### Given exercise:
Write out, word for word, the stretch of lines beginning at the one with "Give me the TikZ source for this diagram." and ending at the one with "and +(0,-50) .. (hu.north);", omitting the images.

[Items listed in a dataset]
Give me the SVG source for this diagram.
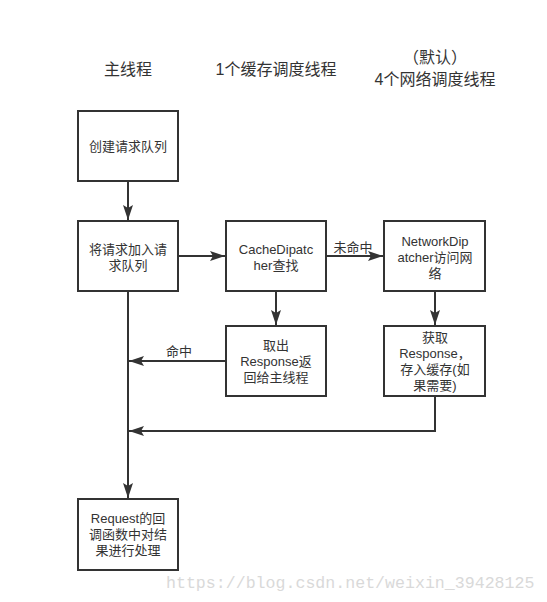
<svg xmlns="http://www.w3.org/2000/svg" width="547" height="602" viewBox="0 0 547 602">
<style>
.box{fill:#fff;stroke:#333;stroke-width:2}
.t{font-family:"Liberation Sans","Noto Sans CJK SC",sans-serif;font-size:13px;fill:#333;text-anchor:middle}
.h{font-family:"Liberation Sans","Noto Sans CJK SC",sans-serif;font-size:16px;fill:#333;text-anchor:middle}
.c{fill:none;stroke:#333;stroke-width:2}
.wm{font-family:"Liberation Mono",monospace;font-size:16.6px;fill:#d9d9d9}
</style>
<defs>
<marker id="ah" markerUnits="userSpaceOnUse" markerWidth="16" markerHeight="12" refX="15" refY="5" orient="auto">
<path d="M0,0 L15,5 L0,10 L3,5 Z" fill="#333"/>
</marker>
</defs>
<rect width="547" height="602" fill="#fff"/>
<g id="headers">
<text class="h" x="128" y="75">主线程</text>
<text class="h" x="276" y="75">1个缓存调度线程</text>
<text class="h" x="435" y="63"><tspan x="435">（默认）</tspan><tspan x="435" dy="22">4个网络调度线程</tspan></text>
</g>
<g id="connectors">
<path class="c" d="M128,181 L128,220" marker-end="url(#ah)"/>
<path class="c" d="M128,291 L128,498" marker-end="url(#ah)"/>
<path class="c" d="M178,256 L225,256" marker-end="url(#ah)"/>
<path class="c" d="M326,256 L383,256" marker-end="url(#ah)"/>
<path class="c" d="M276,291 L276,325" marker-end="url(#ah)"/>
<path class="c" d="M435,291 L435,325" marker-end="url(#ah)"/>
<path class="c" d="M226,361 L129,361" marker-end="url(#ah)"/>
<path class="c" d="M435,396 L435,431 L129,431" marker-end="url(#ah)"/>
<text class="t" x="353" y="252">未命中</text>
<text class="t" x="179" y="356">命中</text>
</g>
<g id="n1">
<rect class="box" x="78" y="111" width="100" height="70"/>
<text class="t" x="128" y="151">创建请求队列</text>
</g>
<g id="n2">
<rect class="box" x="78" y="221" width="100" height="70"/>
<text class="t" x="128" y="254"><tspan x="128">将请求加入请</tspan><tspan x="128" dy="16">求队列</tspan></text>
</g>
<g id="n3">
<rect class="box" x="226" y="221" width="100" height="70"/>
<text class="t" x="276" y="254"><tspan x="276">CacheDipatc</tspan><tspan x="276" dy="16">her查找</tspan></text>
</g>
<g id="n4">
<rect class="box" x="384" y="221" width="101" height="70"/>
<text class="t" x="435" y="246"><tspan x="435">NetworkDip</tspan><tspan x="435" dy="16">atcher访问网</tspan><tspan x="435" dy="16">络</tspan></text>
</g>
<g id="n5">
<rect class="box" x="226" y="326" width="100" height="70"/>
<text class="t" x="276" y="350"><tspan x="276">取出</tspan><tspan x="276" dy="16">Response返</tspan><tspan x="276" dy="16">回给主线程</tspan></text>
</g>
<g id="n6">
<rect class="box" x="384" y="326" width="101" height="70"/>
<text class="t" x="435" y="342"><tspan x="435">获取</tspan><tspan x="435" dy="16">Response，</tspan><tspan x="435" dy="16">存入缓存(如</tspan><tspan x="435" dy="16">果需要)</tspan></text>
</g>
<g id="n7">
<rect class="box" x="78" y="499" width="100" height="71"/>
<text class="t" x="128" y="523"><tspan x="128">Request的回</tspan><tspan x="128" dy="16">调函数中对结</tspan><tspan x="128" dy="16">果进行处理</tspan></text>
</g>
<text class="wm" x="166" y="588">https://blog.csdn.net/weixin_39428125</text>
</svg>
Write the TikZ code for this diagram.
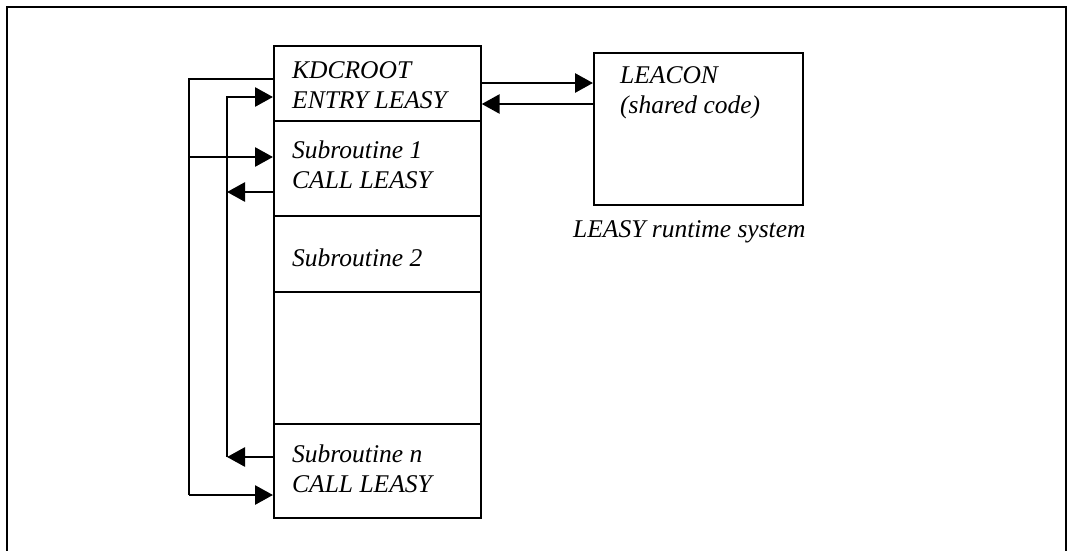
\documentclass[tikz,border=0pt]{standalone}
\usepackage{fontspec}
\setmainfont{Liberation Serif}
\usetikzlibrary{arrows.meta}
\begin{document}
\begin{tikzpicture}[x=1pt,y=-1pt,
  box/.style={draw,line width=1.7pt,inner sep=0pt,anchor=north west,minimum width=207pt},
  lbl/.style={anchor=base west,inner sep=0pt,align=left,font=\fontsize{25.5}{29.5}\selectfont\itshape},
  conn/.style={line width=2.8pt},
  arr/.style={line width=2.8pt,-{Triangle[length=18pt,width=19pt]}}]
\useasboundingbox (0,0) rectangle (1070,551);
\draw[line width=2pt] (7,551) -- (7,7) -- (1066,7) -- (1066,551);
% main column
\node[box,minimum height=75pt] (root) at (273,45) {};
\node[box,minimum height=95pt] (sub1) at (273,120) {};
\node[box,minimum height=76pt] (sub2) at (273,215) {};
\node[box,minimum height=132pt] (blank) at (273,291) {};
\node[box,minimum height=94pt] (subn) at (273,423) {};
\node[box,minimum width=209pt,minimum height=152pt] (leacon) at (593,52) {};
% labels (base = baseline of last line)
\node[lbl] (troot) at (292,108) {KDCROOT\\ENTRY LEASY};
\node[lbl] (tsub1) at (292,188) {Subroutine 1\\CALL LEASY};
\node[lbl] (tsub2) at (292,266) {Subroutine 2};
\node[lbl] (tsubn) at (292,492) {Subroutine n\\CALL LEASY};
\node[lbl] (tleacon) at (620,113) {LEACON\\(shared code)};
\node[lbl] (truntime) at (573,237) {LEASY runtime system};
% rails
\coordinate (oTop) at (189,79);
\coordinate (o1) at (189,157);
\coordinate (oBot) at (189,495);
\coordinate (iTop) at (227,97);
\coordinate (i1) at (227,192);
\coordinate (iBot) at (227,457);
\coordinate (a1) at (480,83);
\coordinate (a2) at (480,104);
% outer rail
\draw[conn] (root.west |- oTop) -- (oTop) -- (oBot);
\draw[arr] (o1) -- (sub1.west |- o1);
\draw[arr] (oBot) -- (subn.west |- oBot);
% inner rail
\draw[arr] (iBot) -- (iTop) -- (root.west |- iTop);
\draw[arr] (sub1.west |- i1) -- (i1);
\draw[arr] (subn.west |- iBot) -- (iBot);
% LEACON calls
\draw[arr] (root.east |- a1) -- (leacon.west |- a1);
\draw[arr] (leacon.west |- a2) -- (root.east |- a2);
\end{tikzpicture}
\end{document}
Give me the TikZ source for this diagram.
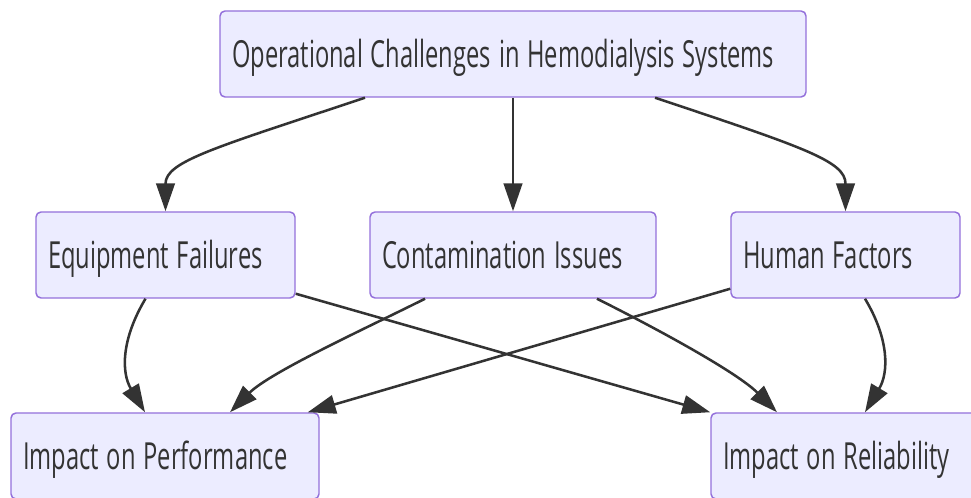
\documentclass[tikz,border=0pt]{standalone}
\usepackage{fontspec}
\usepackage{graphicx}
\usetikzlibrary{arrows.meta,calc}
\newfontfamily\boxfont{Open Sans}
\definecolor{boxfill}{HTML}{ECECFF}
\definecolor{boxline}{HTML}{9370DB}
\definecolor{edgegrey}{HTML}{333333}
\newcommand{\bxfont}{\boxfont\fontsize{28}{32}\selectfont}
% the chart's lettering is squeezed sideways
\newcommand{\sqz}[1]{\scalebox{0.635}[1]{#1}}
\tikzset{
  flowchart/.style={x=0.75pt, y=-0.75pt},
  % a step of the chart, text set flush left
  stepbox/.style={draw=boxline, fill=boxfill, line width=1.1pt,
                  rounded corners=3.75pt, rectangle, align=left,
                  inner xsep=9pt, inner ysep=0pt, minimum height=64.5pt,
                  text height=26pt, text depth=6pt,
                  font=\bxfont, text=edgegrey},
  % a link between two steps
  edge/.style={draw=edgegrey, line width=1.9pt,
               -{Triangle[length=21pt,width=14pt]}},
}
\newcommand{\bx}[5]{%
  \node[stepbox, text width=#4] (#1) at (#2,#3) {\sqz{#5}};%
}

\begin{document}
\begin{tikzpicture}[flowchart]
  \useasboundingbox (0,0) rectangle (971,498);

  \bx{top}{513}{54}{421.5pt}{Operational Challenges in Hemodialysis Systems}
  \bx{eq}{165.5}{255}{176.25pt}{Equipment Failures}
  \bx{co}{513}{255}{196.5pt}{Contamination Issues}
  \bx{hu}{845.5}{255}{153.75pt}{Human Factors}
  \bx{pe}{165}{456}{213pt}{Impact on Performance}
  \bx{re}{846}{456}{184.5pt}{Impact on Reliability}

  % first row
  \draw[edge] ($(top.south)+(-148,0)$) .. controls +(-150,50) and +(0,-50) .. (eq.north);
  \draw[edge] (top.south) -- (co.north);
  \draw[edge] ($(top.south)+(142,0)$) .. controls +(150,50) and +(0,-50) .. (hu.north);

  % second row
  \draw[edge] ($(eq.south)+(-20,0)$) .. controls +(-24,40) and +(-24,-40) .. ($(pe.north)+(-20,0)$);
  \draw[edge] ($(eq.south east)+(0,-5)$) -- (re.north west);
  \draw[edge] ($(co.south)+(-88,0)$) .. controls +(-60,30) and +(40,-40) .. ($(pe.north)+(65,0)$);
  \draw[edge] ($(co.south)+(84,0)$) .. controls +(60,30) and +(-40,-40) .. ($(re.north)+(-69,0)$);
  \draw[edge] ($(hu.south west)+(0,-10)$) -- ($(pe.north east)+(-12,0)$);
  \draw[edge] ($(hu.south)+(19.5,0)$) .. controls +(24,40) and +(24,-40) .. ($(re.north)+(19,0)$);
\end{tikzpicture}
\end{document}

### Exercise solution:
Give me the TikZ source for this diagram.
\documentclass[tikz,border=0pt]{standalone}
\usepackage{fontspec}
\usepackage{graphicx}
\usetikzlibrary{arrows.meta,calc}
\newfontfamily\boxfont{Open Sans}
\definecolor{boxfill}{HTML}{ECECFF}
\definecolor{boxline}{HTML}{9370DB}
\definecolor{edgegrey}{HTML}{333333}
\newcommand{\bxfont}{\boxfont\fontsize{28}{32}\selectfont}
% the chart's lettering is squeezed sideways
\newcommand{\sqz}[1]{\scalebox{0.635}[1]{#1}}
\tikzset{
  flowchart/.style={x=0.75pt, y=-0.75pt},
  % a step of the chart, text set flush left
  stepbox/.style={draw=boxline, fill=boxfill, line width=1.1pt,
                  rounded corners=3.75pt, rectangle, align=left,
                  inner xsep=9pt, inner ysep=0pt, minimum height=64.5pt,
                  text height=26pt, text depth=6pt,
                  font=\bxfont, text=edgegrey},
  % a link between two steps
  edge/.style={draw=edgegrey, line width=1.9pt,
               -{Triangle[length=21pt,width=14pt]}},
}
\newcommand{\bx}[5]{%
  \node[stepbox, text width=#4] (#1) at (#2,#3) {\sqz{#5}};%
}

\begin{document}
\begin{tikzpicture}[flowchart]
  \useasboundingbox (0,0) rectangle (971,498);

  \bx{top}{513}{54}{421.5pt}{Operational Challenges in Hemodialysis Systems}
  \bx{eq}{165.5}{255}{176.25pt}{Equipment Failures}
  \bx{co}{513}{255}{196.5pt}{Contamination Issues}
  \bx{hu}{845.5}{255}{153.75pt}{Human Factors}
  \bx{pe}{165}{456}{213pt}{Impact on Performance}
  \bx{re}{846}{456}{184.5pt}{Impact on Reliability}

  % first row
  \draw[edge] ($(top.south)+(-148,0)$) .. controls +(-150,50) and +(0,-50) .. (eq.north);
  \draw[edge] (top.south) -- (co.north);
  \draw[edge] ($(top.south)+(142,0)$) .. controls +(150,50) and +(0,-50) .. (hu.north);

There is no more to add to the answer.